参照元:指定居宅介護支援等の事業の人員及び運営に関する基準(平成11年03月31日厚生省令第38号)
4. ケアプランセンターでの主な業務
ケアプランセンターでは、具体的にどのような業務を行うのでしょうか。実際に働き始めた際に担当する業務内容を解説します。
■要介護認定の代行申請
要介護認定を受ける際には、自治体に申請をして審査を受けます。要介護認定を希望する方が住んでいる市区町村で申請をします。申請の窓口は市区町村によって異なり、問い合わせたりウェブサイトで確認したりといった必要があります。申請時には、申請書と介護保険被保険者証などの書類を提出し、介護保険被保険者証の代わりとなる介護保険資格者証を受け取ります。
その後、一次判定、二次判定、認定結果通知の郵送という流れで、要介護認定の判定が出ます。要介護認定を希望する方が申請に行けない場合や、家族が遠くに住んでおり申請を代行できない場合に、ケアマネージャーが利用者本人や家族に代わって申請を行うことができるのです。
さらに、自治体から依頼を受けて訪問調査を行うケースがあります。審査を通過すれば、利用者が介護保険証を受け取れます。
■ケアプラン作成
ケアプランは、利用者本人が置かれている環境や状態、要望をヒアリングして、利用者が希望する生活環境を目標にします。

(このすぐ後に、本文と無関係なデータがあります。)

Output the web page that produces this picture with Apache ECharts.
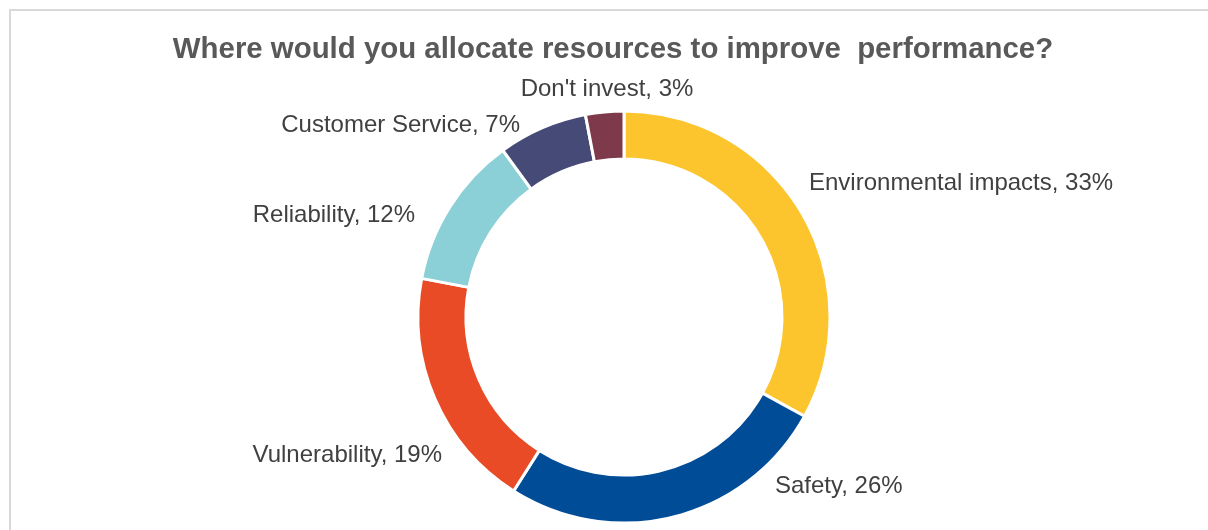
<!DOCTYPE html>
<html>
<head>
<meta charset="utf-8">
<script src="https://cdn.jsdelivr.net/npm/echarts@6/dist/echarts.min.js"></script>
<style>
  html, body { margin: 0; padding: 0; background: #ffffff; }
  #frame { position: absolute; left: 9px; top: 9px; width: 1199px; height: 521px;
           border-left: 2px solid #d9d9d9; border-top: 2px solid #d9d9d9; box-sizing: border-box; }
  #chart { position: absolute; left: 0; top: 0; width: 1208px; height: 530px; }
</style>
</head>
<body>
<div id="frame"></div>
<div id="chart"></div>
<script>
const titleText = 'Where would you allocate resources to improve  performance?';
const categories = ['Environmental impacts', 'Safety', 'Vulnerability', 'Reliability', 'Customer Service', "Don't invest"];
const shares = [33, 26, 19, 12, 7, 3];
const colors = ['#FCC42D', '#004C97', '#E84B26', '#8BCFD7', '#464A77', '#7E3A4A'];

// Where each slice label sits (anchor point and which side of the text it marks)
const labelPlacement = [
  { x: 809, y: 183, align: 'left' },
  { x: 775, y: 486, align: 'left' },
  { x: 442, y: 455, align: 'right' },
  { x: 415, y: 215, align: 'right' },
  { x: 520, y: 125, align: 'right' },
  { x: 607, y: 89, align: 'center' }
];

const chart = echarts.init(document.getElementById('chart'), null, { renderer: 'canvas' });

chart.setOption({
  animation: false,
  title: {
    text: titleText,
    left: 608,
    top: 30,
    textAlign: 'center',
    textStyle: { fontFamily: 'Liberation Sans, Arial, sans-serif', fontSize: 29.4, fontWeight: 'bold', color: '#595959' }
  },
  series: [{
    type: 'pie',
    center: [624, 317],
    radius: [158, 206],
    startAngle: 90,
    clockwise: true,
    data: categories.map((name, i) => ({ name, value: shares[i], itemStyle: { color: colors[i] } })),
    itemStyle: { borderColor: '#ffffff', borderWidth: 3 },
    label: {
      show: true,
      position: 'outside',
      formatter: p => p.name + ', ' + p.value + '%',
      fontFamily: 'Liberation Sans, Arial, sans-serif',
      fontSize: 24,
      color: '#404040'
    },
    labelLine: { show: false },
    labelLayout: p => {
      const s = labelPlacement[p.dataIndex];
      return { x: s.x, y: s.y, align: s.align, verticalAlign: 'middle', hideOverlap: false };
    },
    emphasis: { disabled: true }
  }]
});
</script>
</body>
</html>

目標を達成するために使うべきサービスの内容や頻度を決定し、ケアプランを作成する仕事です。一定期間に1度、健康状態や介護状態を確認して、ケアプランを見直さなければなりません。介護サービスの提供が始まったら、医療機関やサービスを提供する事業者と連絡調整をしたり、給付金の管理をしたりすることもあります。
■利用者様の居宅訪問と面談
ケアプランセンターでは、利用者の自宅に訪問し、面談を行います。しかし、医師の指示によっては病院や診療所のほか、場合によっては公的施設やサービスを提供している施設で面談をするケースも少なくありません。

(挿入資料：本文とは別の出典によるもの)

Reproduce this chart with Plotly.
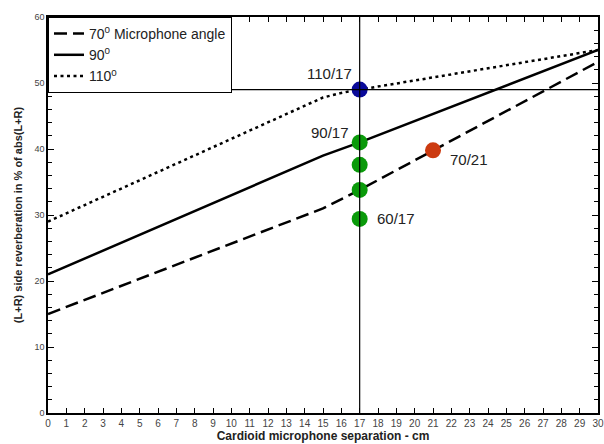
import plotly.graph_objects as go

sep_70 = [0, 15, 17, 21, 30]
rev_70 = [15, 31, 33.8, 39.8, 53.2]
sep_90 = [0, 15, 17, 30]
rev_90 = [21, 39, 41, 55]
sep_110 = [0, 15, 16, 17, 30]
rev_110 = [29, 47.8, 48.5, 49, 55]

green_x = [17, 17, 17, 17]
green_y = [41, 37.6, 33.8, 29.4]
blue_x, blue_y = [17], [49]
red_x, red_y = [21], [39.8]

ref_level = 49
ref_sep = 17

labels = [("110/17", 17, 49), ("90/17", 17, 41), ("70/21", 21, 39.8), ("60/17", 17, 29.4)]

fig = go.Figure()
fig.add_trace(go.Scatter(x=sep_70, y=rev_70, mode="lines", name="70<sup>0</sup> Microphone angle",
                         line=dict(color="black", width=2.5, dash="13px,6px")))
fig.add_trace(go.Scatter(x=sep_90, y=rev_90, mode="lines", name="90<sup>0</sup>",
                         line=dict(color="black", width=2.5)))
fig.add_trace(go.Scatter(x=sep_110, y=rev_110, mode="lines", name="110<sup>0</sup>",
                         line=dict(color="black", width=2.5, dash="3px,3.5px")))

fig.add_shape(type="line", x0=0, x1=30, y0=ref_level, y1=ref_level, xref="x", yref="y",
              line=dict(color="black", width=1.2))
fig.add_shape(type="line", x0=ref_sep, x1=ref_sep, y0=0, y1=60, xref="x", yref="y",
              line=dict(color="black", width=1.2))

fig.add_trace(go.Scatter(x=green_x, y=green_y, mode="markers", showlegend=False,
                         marker=dict(color="#0a9a0a", size=16)))
fig.add_trace(go.Scatter(x=blue_x, y=blue_y, mode="markers", showlegend=False,
                         marker=dict(color="#0a0a9a", size=16)))
fig.add_trace(go.Scatter(x=red_x, y=red_y, mode="markers", showlegend=False,
                         marker=dict(color="#cc3a10", size=16)))

offsets = {"110/17": (-30, -16), "90/17": (-30, -10), "70/21": (36, 9), "60/17": (36, 0)}
for t, x, y in labels:
    ax, ay = offsets[t]
    fig.add_annotation(x=x, y=y, text=t, showarrow=False, xshift=ax, yshift=-ay,
                       font=dict(family="Arial", size=15, color="#222"))

fig.update_layout(
    width=604, height=444,
    margin=dict(l=48, r=6, t=17, b=31),
    paper_bgcolor="white", plot_bgcolor="white",
    showlegend=True,
    legend=dict(x=0, y=1, xanchor="left", yanchor="top", bordercolor="black", borderwidth=1,
                bgcolor="white", font=dict(family="Arial", size=14, color="#222"),
                itemwidth=30, tracegroupgap=0),
    font=dict(family="Arial"),
)
fig.update_xaxes(range=[0, 30], dtick=1, ticks="inside", ticklen=5, tickcolor="black",
                 showline=True, linecolor="black", linewidth=1.5, mirror="ticks",
                 showgrid=False, zeroline=False, automargin=False, ticklabeloverflow="allow",
                 tickfont=dict(size=10, color="#444"),
                 title=dict(text="<b>Cardioid microphone separation - cm</b>", standoff=0,
                            font=dict(size=12, color="#222")))
fig.update_yaxes(range=[0, 60], dtick=10, ticks="inside", ticklen=6, tickcolor="black",
                 minor=dict(dtick=2, ticks="inside", ticklen=4, tickcolor="black"),
                 showline=True, linecolor="black", linewidth=1.5, mirror="ticks",
                 showgrid=False, zeroline=False, automargin=False, ticklabeloverflow="allow",
                 tickfont=dict(size=9, color="#444"),
                 title=dict(text="<b>(L+R) side reverberation in % of abs(L+R)</b>", standoff=10,
                            font=dict(size=11, color="#222")))

fig.write_html("out.html", config={"displayModeBar": False},
               post_script="document.body.style.margin='0';document.body.style.overflow='hidden';")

ケアプランセンターでは、1人の職員が多くの利用者を担当しています。面談に使える時間は限られているため、スケジュール管理を徹底して、効率的に業務を進めることが大切です。面談の際には、専門知識がない方でも分かるように質問をしたり会話をしたりといったスキルも必要になります。
■関係各所との連絡調整
関係各所との連絡もケアプランセンターでの業務のひとつです。注意すべき点は、介護サービスを提供している事業所ごとに、連絡調整をする時間が異なることです。例えば、病院に連絡する際には診療が終わる時間、福祉介護サービスを提供している施設では昼食の介護をしている12時前後には連絡をしないといった調整が必要です。なかには、連絡調整をする時間や連絡方法を指定しているところもあります。
■相談業務
ケアプランセンターでは、要介護1以上の利用者を対象にした介護サービスの提案や相談業務をしています。なお、介護サービスの相談業務は他の施設でも行なっていますが、ケアプランセンターよりも幅が広い総合窓口であり、ケアプランセンターとは少し異なります。

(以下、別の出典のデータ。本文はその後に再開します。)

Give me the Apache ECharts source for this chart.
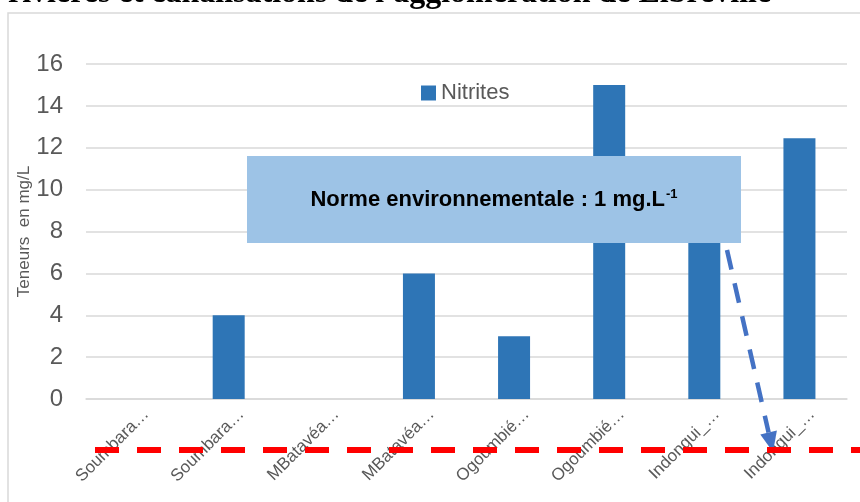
<!DOCTYPE html>
<html lang="fr" style="height: 100%">
<head>
    <meta charset="utf-8">
    <title>Teneurs en nitrites</title>
    <script src="https://cdn.jsdelivr.net/npm/echarts@6/dist/echarts.min.js"></script>
    <style>
        body { margin: 0; background: #ffffff; }
        #main { width: 860px; height: 502px; }
    </style>
</head>
<body>
    <div id="main"></div>

    <script>
        // données
        var stations = ['Soumbara…', 'Soumbara…', 'MBatavéa…', 'MBatavéa…', 'Ogoumbié…', 'Ogoumbié…', 'Indongui_…', 'Indongui_…'];
        var nitrites = [0, 4, 0, 6, 3, 15, 9, 12.45];
        var yTicks = [0, 2, 4, 6, 8, 10, 12, 14, 16];

        var titre = "rivières et canalisations de l'agglomération de Libreville";
        var norme = 'Norme environnementale : 1 mg.L';

        var gris = '#595959';
        var sans = "'Liberation Sans', Arial, sans-serif";
        var chart = echarts.init(document.getElementById('main'));

        var option = {
            backgroundColor: '#ffffff',
            animation: false,
            grid: { left: 86, right: 13, top: 64, bottom: 103 },
            legend: {
                left: 416,
                top: 77,
                icon: 'rect',
                itemWidth: 15,
                itemHeight: 15,
                textStyle: { fontFamily: sans, fontSize: 22, color: gris },
                data: ['Nitrites']
            },
            xAxis: {
                type: 'category',
                data: stations,
                axisLine: { lineStyle: { color: '#d9d9d9', width: 1.5 } },
                axisTick: { show: false },
                axisLabel: {
                    interval: 0,
                    rotate: 45,
                    margin: 0,
                    verticalAlign: 'top',
                    lineHeight: 36,
                    fontFamily: sans,
                    fontSize: 17,
                    color: gris
                }
            },
            yAxis: {
                type: 'value',
                min: yTicks[0],
                max: yTicks[yTicks.length - 1],
                interval: 2,
                name: 'Teneurs  en mg/L',
                nameLocation: 'middle',
                nameRotate: 90,
                nameGap: 53,
                nameMoveOverlap: false,
                nameTextStyle: { fontFamily: sans, fontSize: 17, color: gris },
                axisLine: { show: false },
                axisTick: { show: false },
                axisLabel: {
                    margin: 23,
                    fontFamily: sans,
                    fontSize: 24,
                    color: gris
                },
                splitLine: { lineStyle: { color: '#d9d9d9', width: 1.5 } }
            },
            series: [{
                name: 'Nitrites',
                type: 'bar',
                barWidth: 32,
                itemStyle: { color: '#2e75b6' },
                data: nitrites
            }],
            graphic: [
                // cadre du graphique
                {
                    type: 'rect', z: 1, silent: true,
                    shape: { x: 8, y: 13, width: 900, height: 600 },
                    style: { fill: 'none', stroke: '#d9d9d9', lineWidth: 1.5 }
                },
                // fin du titre de la figure (coupé en haut)
                {
                    type: 'text', z: 100,
                    x: 8, y: -6,
                    style: {
                        text: titre,
                        font: "bold 32px 'Liberation Serif', 'Times New Roman', serif",
                        fill: '#000000',
                        verticalAlign: 'middle'
                    }
                },
                // encadré de la norme
                {
                    type: 'rect', z: 100,
                    shape: { x: 247, y: 156, width: 494, height: 87 },
                    style: { fill: '#9dc3e6' }
                },
                {
                    type: 'text', z: 101,
                    x: 494, y: 200,
                    style: {
                        text: '{n|' + norme + '}{s|-1}',
                        align: 'center',
                        verticalAlign: 'middle',
                        rich: {
                            n: { fontFamily: sans, fontWeight: 'bold', fontSize: 22, color: '#000000', lineHeight: 24 },
                            s: { fontFamily: sans, fontWeight: 'bold', fontSize: 13, color: '#000000', verticalAlign: 'top', lineHeight: 24, padding: [0, 0, 10, 1] }
                        }
                    }
                },
                // flèche bleue en pointillés
                {
                    type: 'polyline', z: 102,
                    shape: { points: [[727, 250], [768.6, 432.5]] },
                    style: { stroke: '#4472c4', lineWidth: 4.5, lineDash: [20, 14], fill: 'none' }
                },
                {
                    type: 'polygon', z: 102,
                    shape: { points: [[773, 452], [776.9, 430.6], [760.3, 434.4]] },
                    style: { fill: '#4472c4' }
                },
                // ligne rouge de la norme
                {
                    type: 'line', z: 103,
                    shape: { x1: 95, y1: 450, x2: 862, y2: 450 },
                    style: { stroke: '#ff0000', lineWidth: 6, lineDash: [24, 18] }
                }
            ]
        };

        chart.setOption(option);
    </script>
</body>
</html>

5. ケアプランセンターと地域包括支援センターとの違い
ケアプランセンターに似ている施設として、地域包括支援センターが挙げられます。
地域包括支援センターも、地域に住んでいる高齢者が対象になっているものの、対応する範囲に違いがあります。地域包括支援センターは、高齢者から寄せられる相談内容の幅が広いことが特徴です。要介護認定や介護保険の相談のほか、近隣の高齢者同士のトラブルに関する相談も受け付けています。
ケアプランセンターは、主に介護のケアプランを作る場所です。介護認定を受けた方に対して、介護サービスが適切に提供されるように事業所を紹介します。ケアマネージャーが常駐しており、介護に関する質問や相談を受け付けていますが、介護以外の近隣の高齢者とのトラブルといった相談は、受け付けていないことが一般的です。
そのため、介護以外の相談をしたい場合には、ケアプランセンターではなく地域包括支援センターに相談しなければなりません。
6. ケアプランセンターのまとめ
近年、在宅介護を希望する高齢者が増えています。日本では高齢化が進み、ケアプランセンターを必要とする方も増えるでしょう。さらに、最後は自宅で過ごしたいという方が多いため、医療機関との連携も求められます。
ケアプランセンターでの業務は、介護業界でのスキルアップ・キャリアアップを検討している方や在宅支援に力を入れたいケアマネージャーにおすすめです。ケアプランセンターの役割や特徴を理解して、自分に適しているかを判断し、転職活動の際の参考にしましょう。